Спектакль «Саша, привет!» по роману-антиутопии одного из самых популярных писателей современности Дмитрия Данилова, где Саша — это пулемет, самостоятельно решающий, в какой из дней ему выстрелить в приговоренного героя во время его утренней прогулки по коридору, выпустила в «Балтийском доме» лихая театральная команда режиссера Анатолия Праудина.

Главная примета режиссерского стиля Праудина — обострять до предела все ситуации. «Куда ж тут дальше обострять?» — спросите вы, учитывая содержание романа. И будете правы, но не совсем. Обострять всегда есть куда, было бы желание. Данилов, уже получивший за этот свой текст премию «Книга года» 35-й Московской международной ярмарки, приглашает читателя в соавторы гипотетического кино: от первой до последней строки мы наблюдаем за героем, ожидающим казни в специально для этого предусмотренном «Комбинате» гостиничного типа, со стороны — то приближая, то удаляя по воле писателя воображаемую камеру. При этом финал романа остается открытым: мы расстаемся с героем в тот момент, когда здороваться с Сашей становится для него обыденностью и с ним случается нечто, описанное метафорически (что именно — каждый из читателей волен решить сам).

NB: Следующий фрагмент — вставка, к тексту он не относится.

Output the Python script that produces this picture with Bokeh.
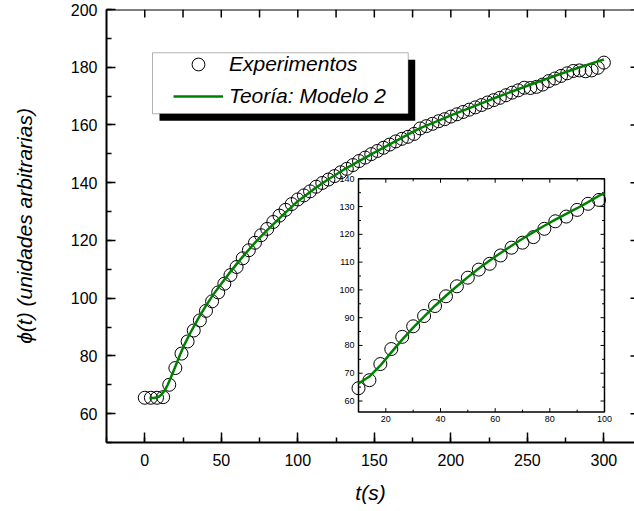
from bokeh.plotting import figure
from bokeh.models import (Range1d, SingleIntervalTicker, BoxAnnotation,
                          Legend, LegendItem, Span)
from bokeh.core.properties import value
from bokeh.embed import file_html
from bokeh.resources import INLINE

# ---------------- data ----------------
t_exp = list(range(0, 301, 4))
phi_exp = [65.5, 65.5, 65.5, 65.7, 70.0, 75.8, 80.8, 85.0, 88.8, 92.3,
           95.6, 98.9, 102.0, 105.0, 108.0, 110.8, 113.8, 116.6, 119.2, 121.8,
           124.0, 126.4, 128.6, 130.6, 132.6, 134.2, 135.6, 137.0, 138.6, 139.9,
           141.1, 142.3, 143.6, 144.8, 146.1, 147.5, 148.7, 149.9, 151.0, 152.1,
           153.2, 154.3, 155.2, 155.9, 156.9, 158.8, 159.6, 160.4, 161.3, 162.0,
           162.9, 163.7, 164.5, 165.3, 166.1, 166.9, 167.8, 168.6, 169.4, 170.3,
           171.2, 172.0, 172.9, 172.8, 173.2, 174.0, 175.2, 176.1, 177.0, 177.9,
           178.7, 178.9, 178.6, 178.9, 179.8, 181.6]

t_model = [3, 6, 9, 11, 13, 15, 17, 19, 21, 23, 26, 30, 35, 40, 45, 50, 55, 60,
           65, 70, 75, 80, 90, 100, 110, 120, 130, 140, 150, 160, 170, 180, 190,
           200, 210, 220, 230, 240, 250, 260, 270, 280, 290, 300]
phi_model = [65.4, 65.4, 65.8, 66.6, 68.0, 70.0, 72.4, 75.0, 77.7, 80.3, 84.0,
             88.2, 93.0, 97.4, 101.4, 105.0, 108.5, 111.8, 115.0, 118.0, 120.9,
             123.6, 128.7, 133.6, 137.6, 141.2, 144.5, 147.5, 150.4, 153.3, 156.1,
             158.9, 161.1, 163.3, 165.4, 167.5, 169.6, 171.6, 173.6, 175.5, 177.4,
             179.2, 181.0, 182.7]

# inset (zoom on the first 100 s)
t_inset = list(range(10, 99, 4))
phi_inset = [64.6, 67.5, 73.3, 78.7, 83.1, 86.9, 90.6, 94.2, 97.7, 101.3,
             104.4, 107.3, 109.4, 112.4, 115.2, 117.0, 119.0, 122.0, 124.7, 126.4,
             128.8, 131.0, 132.4]
t_inset_model = [10, 14, 18, 22, 26, 30, 34, 38, 42, 46, 50, 54, 58, 62, 66, 70,
                 74, 78, 82, 86, 90, 94, 98, 100]
phi_inset_model = [66.3, 68.8, 72.8, 77.5, 82.1, 86.4, 90.4, 94.3, 97.9, 101.3,
                   104.6, 107.7, 110.6, 113.3, 115.9, 118.4, 120.8, 123.1, 125.3,
                   127.4, 129.4, 131.6, 133.9, 134.8]

# main frame limits and the tick marks of its top / right edges
x_lim = (-25, 320)
y_lim = (50, 200)
top_ticks = list(range(0, 301, 25))
right_ticks = list(range(60, 201, 20))

inset_xlim = (10, 100)
inset_ylim = (56, 140)
inset_xticks = [20, 40, 60, 80, 100]
inset_xminor = [10, 30, 50, 70, 90]
inset_yticks = [60, 70, 80, 90, 100, 110, 120, 130, 140]
inset_yminor = [65, 75, 85, 95, 105, 115, 125, 135]

labels = ["Experimentos", "Teoría: Modelo 2"]

# ---------------- styles ----------------
FONT = "Liberation Sans"
GREEN = "#008000"
PI = 3.141592653589793

p = figure(frame_width=528, frame_height=433,
           x_range=Range1d(*x_lim), y_range=Range1d(*y_lim),
           output_backend="svg", toolbar_location=None,
           min_border_left=106, min_border_right=0, min_border_top=9,
           min_border_bottom=69, background_fill_color="white")
p.xgrid.visible = False
p.ygrid.visible = False
p.outline_line_color = None

xa = p.xaxis[0]
xa.ticker = SingleIntervalTicker(interval=50, num_minor_ticks=2)
ya = p.yaxis[0]
ya.ticker = SingleIntervalTicker(interval=20, num_minor_ticks=2)
for ax in (xa, ya):
    ax.major_tick_out = 0
    ax.minor_tick_out = 0
    ax.minor_tick_in = 5
    ax.axis_line_width = 2
    ax.major_tick_line_width = 1.5
    ax.minor_tick_line_width = 1.5
    ax.major_label_text_font = FONT
    ax.major_label_text_font_size = "16px"
    ax.major_label_text_color = "black"
    ax.axis_label_text_font = FONT
    ax.axis_label_text_font_style = "italic"
    ax.axis_label_text_font_size = "21px"
    ax.axis_label_text_color = "black"
xa.major_tick_in = 10
ya.major_tick_in = 9
xa.major_label_standoff = 11
ya.major_label_standoff = 9
xa.axis_label = "t(s)"
ya.axis_label = "ϕ(t) (unidades arbitrarias)"
xa.axis_label_standoff = 12
ya.axis_label_standoff = 32

# top edge line and its ticks, right edge ticks
p.add_layout(Span(location=y_lim[1], dimension="width", line_color="black", line_width=2))
edge = dict(line_color="black", line_width=1.5, length_units="screen")
p.ray(x=top_ticks, y=[y_lim[1]] * len(top_ticks), length=8, angle=-PI / 2, **edge)
p.ray(x=[x_lim[1]] * len(right_ticks), y=right_ticks, length=4, angle=PI, **edge)

# ---------------- inset (drawn through its own ranges) ----------------
p.extra_x_ranges = {"ix": Range1d(-82.2, 110.98)}
p.extra_y_ranges = {"iy": Range1d(45.06, 200.95)}
IR = dict(x_range_name="ix", y_range_name="iy")

p.quad(left=[inset_xlim[0]], right=[inset_xlim[1]], bottom=[inset_ylim[0]],
       top=[inset_ylim[1]], fill_color=None, line_color="black", line_width=1.5, **IR)
ny, nym = len(inset_yticks), len(inset_yminor)
nx, nxm = len(inset_xticks), len(inset_xminor)
tk = dict(line_color="black", line_width=1, length_units="screen", **IR)
p.ray(x=[inset_xlim[0]] * ny, y=inset_yticks, length=4, angle=0, **tk)
p.ray(x=[inset_xlim[1]] * ny, y=inset_yticks, length=4, angle=PI, **tk)
p.ray(x=[inset_xlim[0]] * nym, y=inset_yminor, length=2.5, angle=0, **tk)
p.ray(x=[inset_xlim[1]] * nym, y=inset_yminor, length=2.5, angle=PI, **tk)
p.ray(x=inset_xticks, y=[inset_ylim[0]] * nx, length=4, angle=PI / 2, **tk)
p.ray(x=inset_xticks, y=[inset_ylim[1]] * nx, length=4, angle=-PI / 2, **tk)
p.ray(x=inset_xminor, y=[inset_ylim[0]] * nxm, length=2.5, angle=PI / 2, **tk)
p.ray(x=inset_xminor, y=[inset_ylim[1]] * nxm, length=2.5, angle=-PI / 2, **tk)
p.text(x=[inset_xlim[0]] * ny, y=inset_yticks, text=[str(v) for v in inset_yticks],
       x_offset=-4, text_align="right", text_baseline="middle",
       text_font=value(FONT), text_font_size="9px", text_color="black", **IR)
p.text(x=inset_xticks, y=[inset_ylim[0]] * nx, text=[str(v) for v in inset_xticks],
       y_offset=4, text_align="center", text_baseline="top",
       text_font=value(FONT), text_font_size="9px", text_color="black", **IR)
p.scatter(t_inset, phi_inset, marker="circle", size=13, fill_color=None,
          line_color="black", line_width=1, **IR)
p.line(t_inset_model, phi_inset_model, line_color=GREEN, line_width=2.5, **IR)

# ---------------- main data ----------------
sc = p.scatter(t_exp, phi_exp, marker="circle", size=13, fill_color=None,
               line_color="black", line_width=1)
ln = p.line(t_model, phi_model, line_color=GREEN, line_width=2.5)

# ---------------- legend with drop shadow ----------------
shadow = BoxAnnotation(left=9.63, right=176.72, bottom=161.45, top=182.6,
                       fill_color="black", fill_alpha=1, line_color=None)
box = BoxAnnotation(left=5.06, right=172.15, bottom=163.87, top=185.0,
                    fill_color="white", fill_alpha=1, line_color="black", line_width=1)
p.add_layout(shadow)
p.add_layout(box)
legend = Legend(items=[LegendItem(label=labels[0], renderers=[sc]),
                       LegendItem(label=labels[1], renderers=[ln])],
                location=(67, 330), border_line_color=None, background_fill_alpha=0,
                padding=0, margin=0, spacing=-7, glyph_width=50, glyph_height=32,
                label_height=32, label_standoff=6, label_text_font=FONT,
                label_text_font_style="italic", label_text_font_size="21px",
                label_text_color="black")
p.add_layout(legend)

open("out.html", "w").write(file_html(p, INLINE))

Праудин же помещает нас с героем-неудачником буквально в одну комнату (спектакль идет в знаменитом камерном пространстве Балтдома, 91-й комнате, которая в 90-е повидала немало театральных бунтарей, и где Могучий со своим «Формальным театром» долго играл «Школу для дураков»). Справа от зрительской трибуны стоит еще одна деревянная трибуна, но это уже — часть декорации. Тут сначала сидит комиссия на экзамене по актерскому мастерству — такие узнаваемые дяденьки с бородками и тетеньки с начёсами, которых в любом культурном вузе пруд пруди и которые громко обсуждают юное создание в черном трико, изображающее крысу (есть у студентов-актеров на втором курсе такое задание — наблюдение за животными). Среди них и герой Юрия Елагина Сергей Фролов, которого спустя пять минут, когда мир вдруг разом вывернется наизнанку и трибуна превратится в зал судебных заседаний, приговорят к СК (как здесь сокращенно называют смертную казнь, чтобы лишний раз не нервировать обреченных) — за связь с той самой красивой студенткой (Александра Момот).

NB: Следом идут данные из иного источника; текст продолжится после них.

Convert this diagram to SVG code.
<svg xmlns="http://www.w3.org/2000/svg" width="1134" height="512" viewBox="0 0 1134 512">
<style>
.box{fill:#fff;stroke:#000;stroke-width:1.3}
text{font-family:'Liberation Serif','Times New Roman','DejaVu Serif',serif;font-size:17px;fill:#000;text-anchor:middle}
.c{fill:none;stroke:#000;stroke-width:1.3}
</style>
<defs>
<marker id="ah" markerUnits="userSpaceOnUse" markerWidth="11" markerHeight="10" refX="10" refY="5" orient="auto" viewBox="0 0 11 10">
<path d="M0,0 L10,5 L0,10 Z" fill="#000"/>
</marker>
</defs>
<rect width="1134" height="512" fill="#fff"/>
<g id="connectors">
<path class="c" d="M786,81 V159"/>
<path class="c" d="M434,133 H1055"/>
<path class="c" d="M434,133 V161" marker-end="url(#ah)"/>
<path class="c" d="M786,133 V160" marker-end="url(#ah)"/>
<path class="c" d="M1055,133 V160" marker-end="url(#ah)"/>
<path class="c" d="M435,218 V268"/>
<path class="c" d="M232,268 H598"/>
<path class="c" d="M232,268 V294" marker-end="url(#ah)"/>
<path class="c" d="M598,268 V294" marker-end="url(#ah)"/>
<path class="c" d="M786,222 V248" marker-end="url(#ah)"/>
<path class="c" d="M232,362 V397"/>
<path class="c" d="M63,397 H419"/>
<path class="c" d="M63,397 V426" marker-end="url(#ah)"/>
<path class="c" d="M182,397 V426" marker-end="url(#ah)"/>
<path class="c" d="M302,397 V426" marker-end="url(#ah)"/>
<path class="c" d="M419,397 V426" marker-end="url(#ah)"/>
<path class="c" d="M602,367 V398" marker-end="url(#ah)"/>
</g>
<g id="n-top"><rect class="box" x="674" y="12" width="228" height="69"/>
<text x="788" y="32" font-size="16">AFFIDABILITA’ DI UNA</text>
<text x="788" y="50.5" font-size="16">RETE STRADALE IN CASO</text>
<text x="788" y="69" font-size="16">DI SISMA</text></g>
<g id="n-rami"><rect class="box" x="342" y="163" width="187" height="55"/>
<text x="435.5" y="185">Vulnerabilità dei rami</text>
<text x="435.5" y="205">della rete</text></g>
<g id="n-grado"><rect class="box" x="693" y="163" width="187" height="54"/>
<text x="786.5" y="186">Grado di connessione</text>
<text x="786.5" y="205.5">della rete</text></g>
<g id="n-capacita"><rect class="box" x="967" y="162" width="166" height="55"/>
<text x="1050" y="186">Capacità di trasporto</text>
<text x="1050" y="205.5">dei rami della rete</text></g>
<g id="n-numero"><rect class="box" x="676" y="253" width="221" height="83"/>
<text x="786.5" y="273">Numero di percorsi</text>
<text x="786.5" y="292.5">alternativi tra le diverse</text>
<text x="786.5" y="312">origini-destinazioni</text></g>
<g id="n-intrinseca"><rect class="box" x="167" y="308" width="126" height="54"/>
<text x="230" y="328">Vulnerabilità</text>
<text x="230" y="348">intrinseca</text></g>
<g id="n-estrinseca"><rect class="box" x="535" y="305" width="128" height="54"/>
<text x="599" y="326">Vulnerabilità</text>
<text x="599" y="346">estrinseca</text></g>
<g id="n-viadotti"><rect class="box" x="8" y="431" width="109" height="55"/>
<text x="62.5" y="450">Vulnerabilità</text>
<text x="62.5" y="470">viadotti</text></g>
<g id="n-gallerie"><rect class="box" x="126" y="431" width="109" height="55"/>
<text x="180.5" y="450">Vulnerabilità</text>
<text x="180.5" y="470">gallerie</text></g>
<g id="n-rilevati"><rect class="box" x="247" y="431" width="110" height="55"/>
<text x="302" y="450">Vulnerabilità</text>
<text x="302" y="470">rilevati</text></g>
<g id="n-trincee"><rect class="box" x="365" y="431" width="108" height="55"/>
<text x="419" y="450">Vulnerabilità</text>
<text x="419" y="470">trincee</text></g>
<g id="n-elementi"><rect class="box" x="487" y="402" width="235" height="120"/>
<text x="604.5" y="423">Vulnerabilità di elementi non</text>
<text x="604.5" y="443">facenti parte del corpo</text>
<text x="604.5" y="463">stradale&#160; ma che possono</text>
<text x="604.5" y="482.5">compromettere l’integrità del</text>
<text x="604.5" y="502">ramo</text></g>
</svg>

Большую часть трехчасового спектакля Фролов — Елагин сидит на стуле в центре игрового пространства на расстоянии вытянутой руки от зрителей. То есть у него существует только крупный план, который иногда — в минуты полного кошмара — становится сверхкрупным на большом экране слева.

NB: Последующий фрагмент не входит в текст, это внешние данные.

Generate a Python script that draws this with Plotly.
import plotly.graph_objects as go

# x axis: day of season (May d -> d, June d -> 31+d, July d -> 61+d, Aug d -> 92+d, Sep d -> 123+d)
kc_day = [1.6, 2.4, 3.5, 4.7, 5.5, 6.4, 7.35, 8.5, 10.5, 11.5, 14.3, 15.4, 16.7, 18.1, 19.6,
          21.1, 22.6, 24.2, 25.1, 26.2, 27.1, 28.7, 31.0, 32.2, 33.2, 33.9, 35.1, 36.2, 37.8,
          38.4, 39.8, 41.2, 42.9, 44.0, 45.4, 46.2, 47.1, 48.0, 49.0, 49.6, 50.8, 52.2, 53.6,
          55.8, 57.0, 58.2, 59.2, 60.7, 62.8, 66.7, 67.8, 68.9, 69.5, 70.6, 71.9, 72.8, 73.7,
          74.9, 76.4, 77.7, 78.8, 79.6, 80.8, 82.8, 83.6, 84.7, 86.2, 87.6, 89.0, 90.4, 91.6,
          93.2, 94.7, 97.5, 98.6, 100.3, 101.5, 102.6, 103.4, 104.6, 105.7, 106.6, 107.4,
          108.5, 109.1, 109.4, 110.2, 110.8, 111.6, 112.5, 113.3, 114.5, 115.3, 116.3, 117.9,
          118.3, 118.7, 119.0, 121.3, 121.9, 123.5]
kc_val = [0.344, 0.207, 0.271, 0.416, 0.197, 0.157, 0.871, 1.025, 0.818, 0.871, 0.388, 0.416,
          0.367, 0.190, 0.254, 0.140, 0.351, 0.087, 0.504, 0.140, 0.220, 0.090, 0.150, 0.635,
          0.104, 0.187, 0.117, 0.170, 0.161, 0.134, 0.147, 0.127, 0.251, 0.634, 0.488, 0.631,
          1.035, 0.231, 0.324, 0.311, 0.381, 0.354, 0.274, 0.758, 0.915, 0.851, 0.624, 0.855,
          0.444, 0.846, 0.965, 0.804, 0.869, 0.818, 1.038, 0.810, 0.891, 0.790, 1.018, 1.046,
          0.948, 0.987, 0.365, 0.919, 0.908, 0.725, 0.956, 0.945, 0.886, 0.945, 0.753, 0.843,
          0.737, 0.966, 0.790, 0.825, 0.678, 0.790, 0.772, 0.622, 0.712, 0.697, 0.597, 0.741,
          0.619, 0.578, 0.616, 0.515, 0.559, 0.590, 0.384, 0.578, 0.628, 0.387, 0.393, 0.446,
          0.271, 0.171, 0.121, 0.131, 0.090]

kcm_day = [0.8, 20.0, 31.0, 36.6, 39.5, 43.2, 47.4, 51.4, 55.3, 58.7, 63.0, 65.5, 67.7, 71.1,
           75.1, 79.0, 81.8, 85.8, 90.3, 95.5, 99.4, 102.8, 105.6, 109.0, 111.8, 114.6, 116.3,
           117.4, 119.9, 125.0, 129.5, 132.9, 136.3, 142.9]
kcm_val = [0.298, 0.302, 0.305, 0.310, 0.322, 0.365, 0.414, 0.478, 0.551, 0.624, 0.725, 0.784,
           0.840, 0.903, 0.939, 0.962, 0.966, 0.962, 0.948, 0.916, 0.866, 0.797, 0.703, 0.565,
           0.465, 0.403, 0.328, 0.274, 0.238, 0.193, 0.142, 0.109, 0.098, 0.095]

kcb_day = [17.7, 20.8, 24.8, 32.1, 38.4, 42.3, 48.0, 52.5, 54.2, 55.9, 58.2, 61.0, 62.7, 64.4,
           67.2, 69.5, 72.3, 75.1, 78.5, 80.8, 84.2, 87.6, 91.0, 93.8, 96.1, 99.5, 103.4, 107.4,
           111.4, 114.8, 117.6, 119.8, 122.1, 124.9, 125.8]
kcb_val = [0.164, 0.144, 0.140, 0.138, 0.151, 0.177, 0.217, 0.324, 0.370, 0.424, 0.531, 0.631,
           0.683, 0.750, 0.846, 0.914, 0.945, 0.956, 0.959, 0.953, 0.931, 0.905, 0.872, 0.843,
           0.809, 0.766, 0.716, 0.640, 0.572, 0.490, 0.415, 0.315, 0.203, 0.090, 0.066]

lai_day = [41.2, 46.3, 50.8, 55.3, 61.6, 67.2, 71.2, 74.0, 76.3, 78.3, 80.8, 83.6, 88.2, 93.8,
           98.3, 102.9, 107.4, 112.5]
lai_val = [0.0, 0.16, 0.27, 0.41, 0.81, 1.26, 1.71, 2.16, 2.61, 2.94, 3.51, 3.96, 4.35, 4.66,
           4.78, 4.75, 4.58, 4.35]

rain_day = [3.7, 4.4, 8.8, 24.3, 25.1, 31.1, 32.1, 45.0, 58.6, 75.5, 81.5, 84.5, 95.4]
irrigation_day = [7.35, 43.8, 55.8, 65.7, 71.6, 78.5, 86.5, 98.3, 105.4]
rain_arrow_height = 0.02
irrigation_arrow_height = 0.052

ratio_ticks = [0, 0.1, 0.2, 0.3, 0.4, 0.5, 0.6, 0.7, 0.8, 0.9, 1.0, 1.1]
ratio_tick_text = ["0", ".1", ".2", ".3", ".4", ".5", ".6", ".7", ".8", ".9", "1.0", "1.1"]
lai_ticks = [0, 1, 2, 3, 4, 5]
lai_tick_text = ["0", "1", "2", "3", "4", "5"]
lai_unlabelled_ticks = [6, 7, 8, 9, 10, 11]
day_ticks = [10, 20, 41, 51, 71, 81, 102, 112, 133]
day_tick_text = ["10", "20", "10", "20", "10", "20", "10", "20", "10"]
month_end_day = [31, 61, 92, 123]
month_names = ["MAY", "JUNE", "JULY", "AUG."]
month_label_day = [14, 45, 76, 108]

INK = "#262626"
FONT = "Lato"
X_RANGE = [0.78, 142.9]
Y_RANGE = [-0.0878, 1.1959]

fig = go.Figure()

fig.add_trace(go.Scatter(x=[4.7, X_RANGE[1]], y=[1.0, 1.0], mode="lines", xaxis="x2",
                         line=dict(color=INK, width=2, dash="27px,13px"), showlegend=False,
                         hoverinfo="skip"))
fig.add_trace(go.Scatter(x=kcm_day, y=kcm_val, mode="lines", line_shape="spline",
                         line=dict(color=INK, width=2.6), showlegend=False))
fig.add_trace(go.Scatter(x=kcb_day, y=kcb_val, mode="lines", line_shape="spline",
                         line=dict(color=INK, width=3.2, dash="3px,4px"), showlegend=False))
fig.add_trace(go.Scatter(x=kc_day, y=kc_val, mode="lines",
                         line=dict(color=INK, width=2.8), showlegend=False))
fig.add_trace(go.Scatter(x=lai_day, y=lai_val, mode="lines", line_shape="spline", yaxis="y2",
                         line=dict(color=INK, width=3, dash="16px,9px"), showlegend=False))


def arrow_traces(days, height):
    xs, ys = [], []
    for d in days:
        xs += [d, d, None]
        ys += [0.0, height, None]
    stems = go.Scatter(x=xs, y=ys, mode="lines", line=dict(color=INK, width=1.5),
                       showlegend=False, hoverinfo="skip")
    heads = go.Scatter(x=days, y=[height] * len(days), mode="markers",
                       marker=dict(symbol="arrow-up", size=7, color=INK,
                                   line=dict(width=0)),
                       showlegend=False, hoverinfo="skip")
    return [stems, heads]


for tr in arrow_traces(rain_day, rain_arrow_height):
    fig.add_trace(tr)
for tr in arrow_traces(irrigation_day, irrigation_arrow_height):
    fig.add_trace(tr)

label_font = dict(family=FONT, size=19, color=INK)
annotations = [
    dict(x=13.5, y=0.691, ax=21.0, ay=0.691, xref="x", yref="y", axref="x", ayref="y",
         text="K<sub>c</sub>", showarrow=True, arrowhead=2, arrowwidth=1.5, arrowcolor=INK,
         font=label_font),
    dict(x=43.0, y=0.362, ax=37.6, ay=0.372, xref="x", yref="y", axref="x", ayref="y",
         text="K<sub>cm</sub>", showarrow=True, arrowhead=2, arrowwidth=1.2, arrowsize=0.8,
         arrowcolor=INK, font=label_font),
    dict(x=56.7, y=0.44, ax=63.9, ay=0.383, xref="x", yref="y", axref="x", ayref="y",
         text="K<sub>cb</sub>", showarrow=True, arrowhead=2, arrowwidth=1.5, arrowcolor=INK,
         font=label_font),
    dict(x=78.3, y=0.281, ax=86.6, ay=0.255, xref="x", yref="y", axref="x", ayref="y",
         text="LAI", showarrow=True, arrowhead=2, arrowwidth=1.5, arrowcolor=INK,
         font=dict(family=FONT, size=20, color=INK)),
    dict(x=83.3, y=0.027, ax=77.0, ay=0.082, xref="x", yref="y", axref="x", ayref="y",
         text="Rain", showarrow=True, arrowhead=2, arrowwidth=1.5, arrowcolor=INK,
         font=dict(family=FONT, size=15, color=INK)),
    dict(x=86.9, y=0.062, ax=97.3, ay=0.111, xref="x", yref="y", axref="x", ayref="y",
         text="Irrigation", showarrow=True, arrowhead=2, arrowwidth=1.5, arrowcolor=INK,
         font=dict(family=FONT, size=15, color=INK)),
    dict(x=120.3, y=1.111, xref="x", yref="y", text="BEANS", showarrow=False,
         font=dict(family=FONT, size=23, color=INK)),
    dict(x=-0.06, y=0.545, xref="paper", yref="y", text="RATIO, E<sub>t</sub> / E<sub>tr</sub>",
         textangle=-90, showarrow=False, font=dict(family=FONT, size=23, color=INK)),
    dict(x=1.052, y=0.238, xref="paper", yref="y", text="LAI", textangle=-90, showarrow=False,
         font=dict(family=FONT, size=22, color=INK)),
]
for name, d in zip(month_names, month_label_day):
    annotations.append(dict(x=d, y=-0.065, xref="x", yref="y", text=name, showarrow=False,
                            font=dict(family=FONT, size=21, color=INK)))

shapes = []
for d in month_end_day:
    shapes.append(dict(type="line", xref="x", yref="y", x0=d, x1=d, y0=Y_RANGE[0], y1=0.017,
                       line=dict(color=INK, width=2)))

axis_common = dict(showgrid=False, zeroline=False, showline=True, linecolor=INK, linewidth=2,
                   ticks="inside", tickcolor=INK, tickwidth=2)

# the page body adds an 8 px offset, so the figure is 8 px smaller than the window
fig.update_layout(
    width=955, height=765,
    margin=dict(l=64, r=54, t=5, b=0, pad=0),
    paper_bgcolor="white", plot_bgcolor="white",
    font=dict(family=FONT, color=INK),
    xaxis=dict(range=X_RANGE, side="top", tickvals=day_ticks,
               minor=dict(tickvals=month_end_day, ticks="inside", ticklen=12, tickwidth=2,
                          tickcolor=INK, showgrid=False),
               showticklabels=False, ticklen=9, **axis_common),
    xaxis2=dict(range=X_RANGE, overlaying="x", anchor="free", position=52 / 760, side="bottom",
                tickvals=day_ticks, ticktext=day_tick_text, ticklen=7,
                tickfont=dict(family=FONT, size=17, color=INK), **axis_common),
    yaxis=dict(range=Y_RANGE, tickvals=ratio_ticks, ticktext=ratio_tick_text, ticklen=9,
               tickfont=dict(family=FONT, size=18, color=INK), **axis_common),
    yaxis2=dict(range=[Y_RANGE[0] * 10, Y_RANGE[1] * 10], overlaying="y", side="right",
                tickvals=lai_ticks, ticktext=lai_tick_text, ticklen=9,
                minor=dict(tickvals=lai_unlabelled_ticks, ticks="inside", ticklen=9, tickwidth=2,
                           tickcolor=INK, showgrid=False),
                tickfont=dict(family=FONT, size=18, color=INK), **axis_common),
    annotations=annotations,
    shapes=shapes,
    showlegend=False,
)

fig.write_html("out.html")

В остальное время экран играет роль «зомбоящика» и транслирует документальный телевизионный контент трех видов. Первый: духовные наставники разных конфессий клеймят страшный грех прелюбодеяния и приводят доводы в пользу смертной казни спокойно и убежденно. Второй: очаровательные медведи резвятся на экране, сопровождая информацию о том, как широка и велика Россия («её площадь равна площади поверхности планеты Плутон, а одни только Васюганские болота в районе Новосибирской, Омской и Тюменской областей по размеру больше Эстонии или Швейцарии»). Третий — концертный: богоподобный Ян Френкель поет свои песни, время от времени уступая место ансамблю песни и пляски Моисеева. Между эпизодами, как водится, дают рекламу. То есть прямо за разъяснением, почему людей за прелюбодеяние, к примеру, не только можно, но и нужно забивать камнями (правда только в том случае, если они согрешили, находясь в законном браке, а если нет — то достаточно избиения палками), следует настойчивое предложение купить со скидкой молодильную косметику или сочный чизбургер.

Вы спросите, а где же сериалы? Дело в том, что действие спектакля, как и романа, разворачивается не прямо в наши дни, а в очень близком будущем, после ряда реформ в русле «режима общей гуманизации», так что сериалы, как и кино вообще, видимо, уже запретили. Сказал же с экрана почтенного вида религиозный муж: «Через телевизор заходит нагота, только поэтому надо запретить телевизор».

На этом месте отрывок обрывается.